Waddell: I found it interesting that you said the change could, in one way, actually be viewed as a “huge source of comfort.” I think you were referring to the timing of the change. Why is that?
Hennessey: These changes have actually been in process for eight or nine years. One of the things that I think individuals who had insight into intelligence activities and were concerned about the election of Donald Trump—specifically, some of the statements he’s made about adherence to the rule of law—a lot of those people’s minds went very quickly to these procedures. It’s important to understand the distinction between Executive Order 12333 and the Foreign Intelligence Surveillance Act: One very oversimplified way to think about it is that FISA is a statute that governs collection that takes place within the United States, but that is aimed at a foreign target; 12333 collection is aimed at a foreign target, and takes place outside the United States. That’s shorthand that glosses over some technical and legal nuance, but those are the broad buckets people should be thinking about. FISA is a statute, so you’d need congressional action to change those rules, and you have a built-in check there. But 12333 is not constrained by statute; it’s constrained by executive order. In theory, a president could change an executive order—that’s within his constitutional power. It’s not as easy as just a pen stroke, but it’s theoretically possible.

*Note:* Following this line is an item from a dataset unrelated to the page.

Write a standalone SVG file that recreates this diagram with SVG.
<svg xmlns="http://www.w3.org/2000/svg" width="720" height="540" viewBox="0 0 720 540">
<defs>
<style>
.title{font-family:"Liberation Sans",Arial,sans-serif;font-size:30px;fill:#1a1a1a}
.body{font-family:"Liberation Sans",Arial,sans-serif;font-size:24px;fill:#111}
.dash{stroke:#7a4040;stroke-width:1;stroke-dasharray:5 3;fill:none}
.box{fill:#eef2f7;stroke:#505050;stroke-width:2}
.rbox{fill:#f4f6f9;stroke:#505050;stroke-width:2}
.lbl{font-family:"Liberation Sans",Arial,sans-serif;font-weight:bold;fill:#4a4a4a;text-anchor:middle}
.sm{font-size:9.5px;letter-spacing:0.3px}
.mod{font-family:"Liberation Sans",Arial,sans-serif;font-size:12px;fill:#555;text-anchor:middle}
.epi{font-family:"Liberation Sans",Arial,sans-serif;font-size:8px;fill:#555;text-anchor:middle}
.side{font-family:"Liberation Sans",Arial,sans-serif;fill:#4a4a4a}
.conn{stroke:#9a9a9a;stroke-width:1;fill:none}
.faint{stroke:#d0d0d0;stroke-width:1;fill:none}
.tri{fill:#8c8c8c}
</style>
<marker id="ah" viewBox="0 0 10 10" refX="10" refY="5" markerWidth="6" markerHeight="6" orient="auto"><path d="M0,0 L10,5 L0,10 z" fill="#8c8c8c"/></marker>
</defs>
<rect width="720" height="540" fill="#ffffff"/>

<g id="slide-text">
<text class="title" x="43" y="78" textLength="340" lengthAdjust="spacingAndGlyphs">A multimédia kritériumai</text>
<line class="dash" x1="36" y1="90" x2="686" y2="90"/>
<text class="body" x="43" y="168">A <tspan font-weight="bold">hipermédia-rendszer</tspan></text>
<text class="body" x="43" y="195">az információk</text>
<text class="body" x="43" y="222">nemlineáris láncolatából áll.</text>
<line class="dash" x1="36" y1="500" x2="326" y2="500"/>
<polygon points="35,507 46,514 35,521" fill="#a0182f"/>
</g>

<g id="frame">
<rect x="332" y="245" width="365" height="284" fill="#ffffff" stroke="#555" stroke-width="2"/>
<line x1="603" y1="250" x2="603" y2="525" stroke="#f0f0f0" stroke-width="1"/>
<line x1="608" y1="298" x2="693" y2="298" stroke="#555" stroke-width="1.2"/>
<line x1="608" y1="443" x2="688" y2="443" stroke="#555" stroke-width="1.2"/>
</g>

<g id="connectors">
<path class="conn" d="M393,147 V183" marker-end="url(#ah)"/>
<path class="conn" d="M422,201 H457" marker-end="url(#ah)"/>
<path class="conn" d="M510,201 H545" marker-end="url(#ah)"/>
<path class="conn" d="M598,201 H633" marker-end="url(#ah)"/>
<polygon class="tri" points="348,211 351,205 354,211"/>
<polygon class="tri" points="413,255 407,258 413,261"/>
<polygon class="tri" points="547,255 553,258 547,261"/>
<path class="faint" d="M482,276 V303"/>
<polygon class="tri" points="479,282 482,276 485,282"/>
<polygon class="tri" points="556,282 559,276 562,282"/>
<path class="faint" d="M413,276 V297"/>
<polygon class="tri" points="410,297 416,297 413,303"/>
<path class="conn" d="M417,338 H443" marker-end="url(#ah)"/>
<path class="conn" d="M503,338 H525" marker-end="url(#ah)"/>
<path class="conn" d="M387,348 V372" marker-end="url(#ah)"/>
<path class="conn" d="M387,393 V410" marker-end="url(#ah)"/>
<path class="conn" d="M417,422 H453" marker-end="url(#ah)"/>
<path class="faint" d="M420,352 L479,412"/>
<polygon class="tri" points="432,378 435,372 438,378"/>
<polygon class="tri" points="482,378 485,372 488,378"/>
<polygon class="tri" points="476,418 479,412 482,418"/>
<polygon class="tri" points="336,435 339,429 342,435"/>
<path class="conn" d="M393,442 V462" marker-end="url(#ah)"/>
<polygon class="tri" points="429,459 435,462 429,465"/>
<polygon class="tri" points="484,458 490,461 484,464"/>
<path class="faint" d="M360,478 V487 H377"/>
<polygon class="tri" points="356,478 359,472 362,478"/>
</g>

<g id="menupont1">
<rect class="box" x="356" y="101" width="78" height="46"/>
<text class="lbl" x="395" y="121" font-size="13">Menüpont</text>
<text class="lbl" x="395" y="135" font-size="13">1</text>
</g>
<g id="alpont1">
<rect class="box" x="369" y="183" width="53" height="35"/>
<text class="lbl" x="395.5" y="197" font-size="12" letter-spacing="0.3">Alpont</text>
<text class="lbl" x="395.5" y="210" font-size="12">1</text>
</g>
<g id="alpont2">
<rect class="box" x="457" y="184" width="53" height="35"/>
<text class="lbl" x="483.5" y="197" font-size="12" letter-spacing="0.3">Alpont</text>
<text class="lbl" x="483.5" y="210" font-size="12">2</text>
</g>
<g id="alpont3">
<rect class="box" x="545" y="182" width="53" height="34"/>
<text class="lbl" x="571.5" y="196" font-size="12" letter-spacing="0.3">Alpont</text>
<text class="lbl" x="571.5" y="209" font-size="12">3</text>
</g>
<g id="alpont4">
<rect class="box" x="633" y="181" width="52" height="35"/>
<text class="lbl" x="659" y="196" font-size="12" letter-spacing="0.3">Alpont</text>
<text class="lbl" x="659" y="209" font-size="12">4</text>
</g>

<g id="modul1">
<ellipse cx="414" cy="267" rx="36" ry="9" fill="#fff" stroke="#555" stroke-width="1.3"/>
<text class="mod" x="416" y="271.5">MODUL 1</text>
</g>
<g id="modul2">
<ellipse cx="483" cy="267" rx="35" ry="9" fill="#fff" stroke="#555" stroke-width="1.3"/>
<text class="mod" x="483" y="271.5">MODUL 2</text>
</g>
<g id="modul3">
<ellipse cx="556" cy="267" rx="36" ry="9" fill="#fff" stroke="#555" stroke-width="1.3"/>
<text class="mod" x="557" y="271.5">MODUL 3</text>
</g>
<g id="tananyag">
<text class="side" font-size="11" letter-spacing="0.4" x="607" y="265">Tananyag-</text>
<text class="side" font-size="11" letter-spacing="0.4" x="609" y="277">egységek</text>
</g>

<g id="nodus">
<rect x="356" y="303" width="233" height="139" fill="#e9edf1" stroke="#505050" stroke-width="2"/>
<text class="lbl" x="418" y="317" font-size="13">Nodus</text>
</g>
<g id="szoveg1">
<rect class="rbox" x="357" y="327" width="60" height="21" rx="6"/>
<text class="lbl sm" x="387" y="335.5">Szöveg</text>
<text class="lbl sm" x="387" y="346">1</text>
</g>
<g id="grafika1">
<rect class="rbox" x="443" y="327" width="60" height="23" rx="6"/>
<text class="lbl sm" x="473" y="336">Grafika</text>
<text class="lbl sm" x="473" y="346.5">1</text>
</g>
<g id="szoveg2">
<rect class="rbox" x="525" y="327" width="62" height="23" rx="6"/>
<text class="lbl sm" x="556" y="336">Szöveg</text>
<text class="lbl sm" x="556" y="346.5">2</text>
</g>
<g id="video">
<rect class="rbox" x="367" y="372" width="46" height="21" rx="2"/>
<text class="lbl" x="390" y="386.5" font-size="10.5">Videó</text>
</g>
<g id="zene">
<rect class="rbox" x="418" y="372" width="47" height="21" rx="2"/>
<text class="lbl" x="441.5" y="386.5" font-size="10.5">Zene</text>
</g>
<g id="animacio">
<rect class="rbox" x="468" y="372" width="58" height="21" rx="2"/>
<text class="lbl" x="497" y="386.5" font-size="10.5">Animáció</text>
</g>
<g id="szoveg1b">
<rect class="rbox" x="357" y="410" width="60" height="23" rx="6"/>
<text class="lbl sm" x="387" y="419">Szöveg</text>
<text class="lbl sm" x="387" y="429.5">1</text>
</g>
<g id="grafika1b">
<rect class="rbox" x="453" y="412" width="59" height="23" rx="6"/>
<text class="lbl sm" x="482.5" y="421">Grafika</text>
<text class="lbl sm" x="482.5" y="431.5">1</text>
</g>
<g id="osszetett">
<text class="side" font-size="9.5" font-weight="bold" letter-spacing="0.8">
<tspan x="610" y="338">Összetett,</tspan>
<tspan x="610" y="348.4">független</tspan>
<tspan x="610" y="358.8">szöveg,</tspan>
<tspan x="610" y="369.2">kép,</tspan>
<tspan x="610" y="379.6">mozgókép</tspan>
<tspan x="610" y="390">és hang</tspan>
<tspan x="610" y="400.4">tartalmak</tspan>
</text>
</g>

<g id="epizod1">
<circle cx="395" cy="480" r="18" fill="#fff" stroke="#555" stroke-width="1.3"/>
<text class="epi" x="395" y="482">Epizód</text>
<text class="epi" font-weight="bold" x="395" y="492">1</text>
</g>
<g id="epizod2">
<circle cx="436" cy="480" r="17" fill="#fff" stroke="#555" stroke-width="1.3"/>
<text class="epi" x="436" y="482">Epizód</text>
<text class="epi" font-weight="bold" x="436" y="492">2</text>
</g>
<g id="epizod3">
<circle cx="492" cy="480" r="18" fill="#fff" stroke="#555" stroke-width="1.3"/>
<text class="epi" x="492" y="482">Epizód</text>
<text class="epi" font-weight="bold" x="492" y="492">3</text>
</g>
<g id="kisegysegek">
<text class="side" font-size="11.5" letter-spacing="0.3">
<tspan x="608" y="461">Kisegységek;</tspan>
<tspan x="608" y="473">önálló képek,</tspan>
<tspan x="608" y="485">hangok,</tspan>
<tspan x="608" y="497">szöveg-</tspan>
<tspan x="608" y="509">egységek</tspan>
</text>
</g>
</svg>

Executive Order 12333 requires that this series of protective procedures exist and are adhered to. The procedures are kind of where the rubber meets the road on privacy. They’re the details, the nitty-gritty: What can you actually see? What can you share? What do you have to minimize? So they’re really, really important in terms of what the relationship between U.S. citizens and the intelligence community looks like. When they were in rewrites, they were sort of vulnerable. There was the possibility that an incoming administration would say, “Hey! While you’re in the process of rewriting, let’s go ahead and adjust some of the domestic protections.” And I think a reasonable observer might assume that while the protections the Obama administration was interested in putting into place increased privacy protections—or at the very least did not reduce them—that the incoming administration has indicated that they are less inclined to be less protective of privacy and civil liberties. So I think it is a good sign that these procedures have been finalized, in part because it’s so hard to change procedures once they’re finalized.

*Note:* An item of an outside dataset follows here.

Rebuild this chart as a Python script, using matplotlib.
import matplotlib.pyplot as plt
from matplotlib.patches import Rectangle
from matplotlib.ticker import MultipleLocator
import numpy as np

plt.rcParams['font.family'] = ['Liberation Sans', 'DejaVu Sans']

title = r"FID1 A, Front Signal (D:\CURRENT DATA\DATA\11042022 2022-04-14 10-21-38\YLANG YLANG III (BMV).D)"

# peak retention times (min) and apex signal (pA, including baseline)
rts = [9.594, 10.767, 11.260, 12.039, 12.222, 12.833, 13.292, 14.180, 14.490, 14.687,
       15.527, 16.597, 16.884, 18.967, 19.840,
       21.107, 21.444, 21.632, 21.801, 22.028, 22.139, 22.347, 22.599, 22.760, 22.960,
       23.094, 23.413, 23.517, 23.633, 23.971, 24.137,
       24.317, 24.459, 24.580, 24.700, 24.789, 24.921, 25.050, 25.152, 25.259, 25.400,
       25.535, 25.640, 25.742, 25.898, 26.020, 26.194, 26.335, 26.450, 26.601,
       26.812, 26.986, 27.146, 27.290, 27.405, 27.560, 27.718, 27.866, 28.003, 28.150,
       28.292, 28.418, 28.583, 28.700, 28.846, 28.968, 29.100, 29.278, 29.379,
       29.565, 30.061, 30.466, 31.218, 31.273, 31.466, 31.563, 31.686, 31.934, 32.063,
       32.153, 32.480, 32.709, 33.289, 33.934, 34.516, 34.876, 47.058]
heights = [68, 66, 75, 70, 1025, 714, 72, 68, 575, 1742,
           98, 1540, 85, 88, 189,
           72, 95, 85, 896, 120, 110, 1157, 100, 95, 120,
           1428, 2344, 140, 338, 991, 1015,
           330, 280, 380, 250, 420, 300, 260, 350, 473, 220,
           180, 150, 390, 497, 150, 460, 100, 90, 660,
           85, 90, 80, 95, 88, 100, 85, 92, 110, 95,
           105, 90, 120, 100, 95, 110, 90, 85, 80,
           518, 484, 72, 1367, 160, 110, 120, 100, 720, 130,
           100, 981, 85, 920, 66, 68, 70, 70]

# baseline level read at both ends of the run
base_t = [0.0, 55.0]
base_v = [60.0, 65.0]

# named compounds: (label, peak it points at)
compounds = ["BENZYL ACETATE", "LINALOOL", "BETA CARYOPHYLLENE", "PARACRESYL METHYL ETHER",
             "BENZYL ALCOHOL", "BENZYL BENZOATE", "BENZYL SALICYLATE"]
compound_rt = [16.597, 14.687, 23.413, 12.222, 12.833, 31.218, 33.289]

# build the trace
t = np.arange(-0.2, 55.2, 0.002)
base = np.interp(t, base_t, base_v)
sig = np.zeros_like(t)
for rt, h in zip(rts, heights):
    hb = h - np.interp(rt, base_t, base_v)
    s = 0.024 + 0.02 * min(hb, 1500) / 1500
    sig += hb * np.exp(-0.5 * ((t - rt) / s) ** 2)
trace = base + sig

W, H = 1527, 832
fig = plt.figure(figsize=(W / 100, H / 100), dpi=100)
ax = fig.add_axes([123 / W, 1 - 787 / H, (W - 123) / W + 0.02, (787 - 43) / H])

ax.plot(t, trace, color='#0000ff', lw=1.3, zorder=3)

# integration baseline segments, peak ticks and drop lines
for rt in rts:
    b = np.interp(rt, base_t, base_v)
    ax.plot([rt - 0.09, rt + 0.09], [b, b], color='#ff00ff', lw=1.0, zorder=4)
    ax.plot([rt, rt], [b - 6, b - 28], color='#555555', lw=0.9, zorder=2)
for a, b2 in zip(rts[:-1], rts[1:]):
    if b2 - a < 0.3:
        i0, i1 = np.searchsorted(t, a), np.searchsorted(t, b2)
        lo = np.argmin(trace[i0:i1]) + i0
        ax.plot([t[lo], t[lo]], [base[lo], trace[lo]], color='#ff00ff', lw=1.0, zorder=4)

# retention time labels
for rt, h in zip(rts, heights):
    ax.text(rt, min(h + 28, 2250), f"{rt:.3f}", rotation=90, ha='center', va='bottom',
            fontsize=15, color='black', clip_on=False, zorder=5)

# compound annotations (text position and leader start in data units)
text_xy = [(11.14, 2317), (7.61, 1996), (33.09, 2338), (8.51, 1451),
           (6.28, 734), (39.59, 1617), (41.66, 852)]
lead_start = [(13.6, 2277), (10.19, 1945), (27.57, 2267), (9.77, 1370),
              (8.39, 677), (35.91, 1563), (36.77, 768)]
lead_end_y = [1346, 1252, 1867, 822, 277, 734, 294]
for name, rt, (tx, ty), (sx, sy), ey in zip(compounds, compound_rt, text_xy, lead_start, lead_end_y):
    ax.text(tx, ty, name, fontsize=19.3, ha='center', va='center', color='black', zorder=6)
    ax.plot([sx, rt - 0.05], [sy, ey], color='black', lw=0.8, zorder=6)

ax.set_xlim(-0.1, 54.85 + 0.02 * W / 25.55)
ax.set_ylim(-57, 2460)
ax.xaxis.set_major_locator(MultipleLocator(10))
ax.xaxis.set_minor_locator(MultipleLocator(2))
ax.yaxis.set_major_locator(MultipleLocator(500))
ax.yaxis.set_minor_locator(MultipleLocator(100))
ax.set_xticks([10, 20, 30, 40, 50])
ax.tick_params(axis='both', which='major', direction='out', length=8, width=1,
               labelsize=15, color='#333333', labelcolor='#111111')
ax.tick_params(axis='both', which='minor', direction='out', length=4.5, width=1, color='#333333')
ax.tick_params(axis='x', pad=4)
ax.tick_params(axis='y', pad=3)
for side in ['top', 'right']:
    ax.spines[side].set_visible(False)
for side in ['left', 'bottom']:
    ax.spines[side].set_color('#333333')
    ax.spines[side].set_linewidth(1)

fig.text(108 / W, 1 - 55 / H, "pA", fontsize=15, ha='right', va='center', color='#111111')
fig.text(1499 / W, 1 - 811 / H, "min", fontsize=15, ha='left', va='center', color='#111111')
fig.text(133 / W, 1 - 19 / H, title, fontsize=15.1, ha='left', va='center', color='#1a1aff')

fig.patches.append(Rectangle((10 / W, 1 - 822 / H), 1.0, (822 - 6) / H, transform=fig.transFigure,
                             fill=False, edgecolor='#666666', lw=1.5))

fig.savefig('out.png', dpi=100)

Waddell: Is that why we just went through an eight- or nine-year process to get here?
Hennessey: Exactly. For questions both of genuine complexity and just government bureaucracy, the time horizon here is longer than a single term of the presidency. So I don’t think that it’s necessarily true that the intelligence community or the Department of Justice was rushing to get these procedures passed; if anything, they’re a little bit late. But I think the bottom line is that it’s comforting to a large national-security community that these are procedures that are signed off by Director of National Intelligence James Clapper and Attorney General Loretta Lynch, and not by the DNI and attorney general that will ultimately be confirmed under the Trump Administration.

Waddell: Is there anything else we should be thinking about with these new changes?

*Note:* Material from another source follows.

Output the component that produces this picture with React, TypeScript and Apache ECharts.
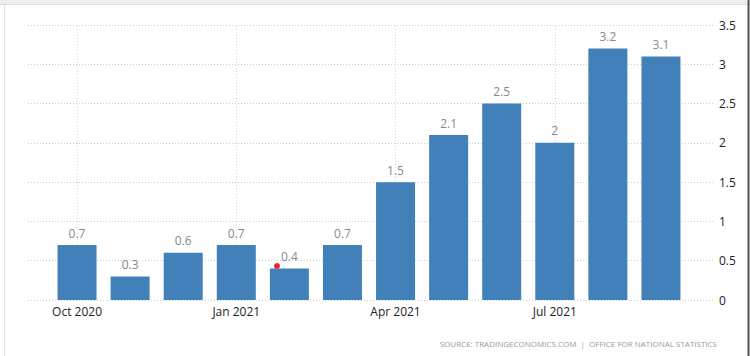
import React, { useEffect, useRef } from "react";
import * as echarts from "echarts";

const categories = [
  "Oct 2020", "Nov 2020", "Dec 2020", "Jan 2021", "Feb 2021", "Mar 2021",
  "Apr 2021", "May 2021", "Jun 2021", "Jul 2021", "Aug 2021", "Sep 2021",
];
const values = [0.7, 0.3, 0.6, 0.7, 0.4, 0.7, 1.5, 2.1, 2.5, 2.0, 3.2, 3.1];
const shownLabels = ["Oct 2020", "Jan 2021", "Apr 2021", "Jul 2021"];
const yTicks = [0, 0.5, 1, 1.5, 2, 2.5, 3, 3.5];
const sourceText = "SOURCE: TRADINGECONOMICS.COM  |  OFFICE FOR NATIONAL STATISTICS";

const FONT = "'Open Sans', 'Noto Sans', sans-serif";

export default function App() {
  const ref = useRef<HTMLDivElement>(null);
  useEffect(() => {
    if (!ref.current) return;
    const chart = echarts.init(ref.current, null, { renderer: "svg" });
    const yMin = yTicks[0];
    const yMax = yTicks[yTicks.length - 1];
    chart.setOption({
      animation: false,
      backgroundColor: "#ffffff",
      grid: [
        { left: 28, right: 35, top: 25, bottom: 56 },
        { left: 50.5, right: 62.5, top: 25, bottom: 56 },
      ],
      xAxis: [
        { type: "value", gridIndex: 0, show: false, min: 0, max: 1 },
        {
          type: "category",
          gridIndex: 1,
          data: categories,
          boundaryGap: true,
          axisLine: { show: false },
          axisTick: { show: false },
          splitLine: { show: false },
          axisLabel: {
            interval: (_i: number, v: string) => shownLabels.includes(v),
            color: "#222",
            fontSize: 12,
            fontFamily: FONT,
            margin: 5,
          },
        },
      ],
      yAxis: [
        {
          type: "value",
          gridIndex: 0,
          position: "right",
          min: yMin,
          max: yMax,
          interval: 0.5,
          axisLine: { show: false },
          axisTick: { show: false },
          axisLabel: { color: "#222", fontSize: 12, fontFamily: FONT, margin: 4 },
          splitLine: { lineStyle: { color: "#cfcfcf", type: [1, 2], width: 1 } },
        },
        {
          type: "value",
          gridIndex: 1,
          min: yMin,
          max: yMax,
          interval: 0.5,
          show: false,
          splitLine: { show: false },
        },
      ],
      series: [
        {
          type: "bar",
          xAxisIndex: 1,
          yAxisIndex: 1,
          data: values,
          barWidth: 39,
          itemStyle: { color: "#4180b9" },
          label: {
            show: true,
            position: "top",
            distance: 6,
            color: "#888",
            fontSize: 12,
            fontFamily: FONT,
          },
          markLine: {
            silent: true,
            symbol: "none",
            label: { show: false },
            lineStyle: { color: "#d4d4d4", type: [1, 2], width: 1 },
            data: shownLabels.map((c) => ({ xAxis: c })),
            z: 0,
          },
          z: 2,
        },
      ],
      graphic: [
        { type: "rect", shape: { x: 0, y: 0, width: 750, height: 4 }, style: { fill: "#efefef" } },
        { type: "line", shape: { x1: 0, y1: 4.5, x2: 750, y2: 4.5 }, style: { stroke: "#dddddd", lineWidth: 1 } },
        { type: "line", shape: { x1: 4.5, y1: 5, x2: 4.5, y2: 356 }, style: { stroke: "#e2e2e2", lineWidth: 1 } },
        { type: "line", shape: { x1: 748.5, y1: 0, x2: 748.5, y2: 356 }, style: { stroke: "#555", lineWidth: 2 } },
        { type: "circle", shape: { cx: 277, cy: 266, r: 3 }, style: { fill: "#e02828" }, z: 10 },
        {
          type: "text",
          x: 717,
          y: 343,
          style: {
            text: sourceText,
            fill: "#9a9a9a",
            fontSize: 8,
            fontFamily: FONT,
            textAlign: "right",
            textVerticalAlign: "middle",
          },
        },
      ],
    });
    return () => chart.dispose();
  }, []);
  return (
    <div
      ref={ref}
      style={{ position: "fixed", left: 0, top: 0, width: 750, height: 356 }}
    />
  );
}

Hennessey: People sometimes focus on the top-line stuff and end up missing the things that aren’t necessarily the symbolic expressions of privacy—the things that make us feel good—but are the functional elements of privacy and civil liberties. What rules do people apply day-to-day and how? There’s going to be a need moving forward to have disciplined conversations about the legal protections that really matter. If there is a silver lining to some of the anxieties that the incoming administration has produced, I think it’s the potential to move the conversation into a much more productive place. But that opportunity will end up being lost if the responses are the same old same. That’s my last shred of optimism, and I’m hanging on to it.”